The provision of our amended and restated certificate of incorporation requiring exclusive forum in certain courts in

the State of Delaware or the federal district courts of the United States for certain types of lawsuits may have the effect

of discouraging lawsuits against our directors and officers.

Our amended and restated certificate of incorporation provides that, unless we, in writing, select or consent to the

selection of an alternative forum, all complaints asserting any internal corporate claims (defined as claims, including claims

in the right of the Company: (i) that are based upon a violation of a duty owed to us or our stockholders by a current or

former director, officer or other employee in such capacity; or (ii) as to which the DGCL confers jurisdiction upon the

Court of Chancery), to the fullest extent permitted by law, and subject to applicable jurisdictional requirements, shall be

brought solely in the Court of Chancery of the State of Delaware (or, if the Court of Chancery does not have, or declines to

accept, subject matter jurisdiction, another state court or a federal court located within the State of Delaware).
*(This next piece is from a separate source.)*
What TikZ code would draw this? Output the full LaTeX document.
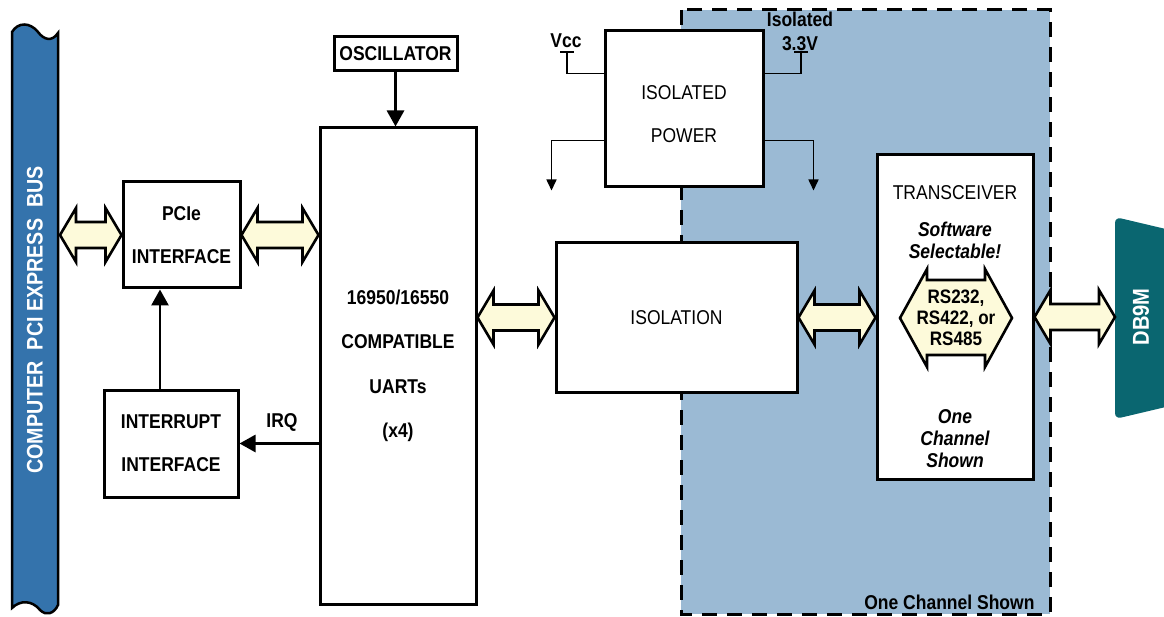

Additionally,

unless we consent in writing to the selection of an alternative forum, the federal district courts of the United States shall be

the exclusive forum for the resolution of any complaint asserting a cause of action arising under the Securities Act. Our

choice-of-forum provision does not apply to suits brought to enforce any liability or duty created by the Securities

Exchange Act of 1934, as amended (the “Exchange Act”). Any person or entity purchasing or otherwise acquiring or

holding any interest in our common stock shall be deemed to have notice of and to have consented to the forum selection

provisions described in our amended and restated certificate of incorporation. Although we believe these exclusive forum

provisions benefit us by providing increased consistency in the application of Delaware law and federal securities laws in

the types of lawsuits to which each applies, the exclusive forum provisions may limit a stockholder’s ability to bring a

claim in a judicial forum that it finds favorable for disputes with us or any of our directors, officers, or stockholders, which

may discourage lawsuits with respect to such claims. Our stockholders will not be deemed to have waived our compliance

with the federal securities laws and the rules and regulations thereunder as a result of our exclusive forum provisions.

Further, in the event a court finds either exclusive forum provision contained in our certificate of incorporation to be

unenforceable or inapplicable in an action, we may incur additional costs associated with resolving such action in other

jurisdictions, which could harm our business, financial conditions, results of operations and cash flows.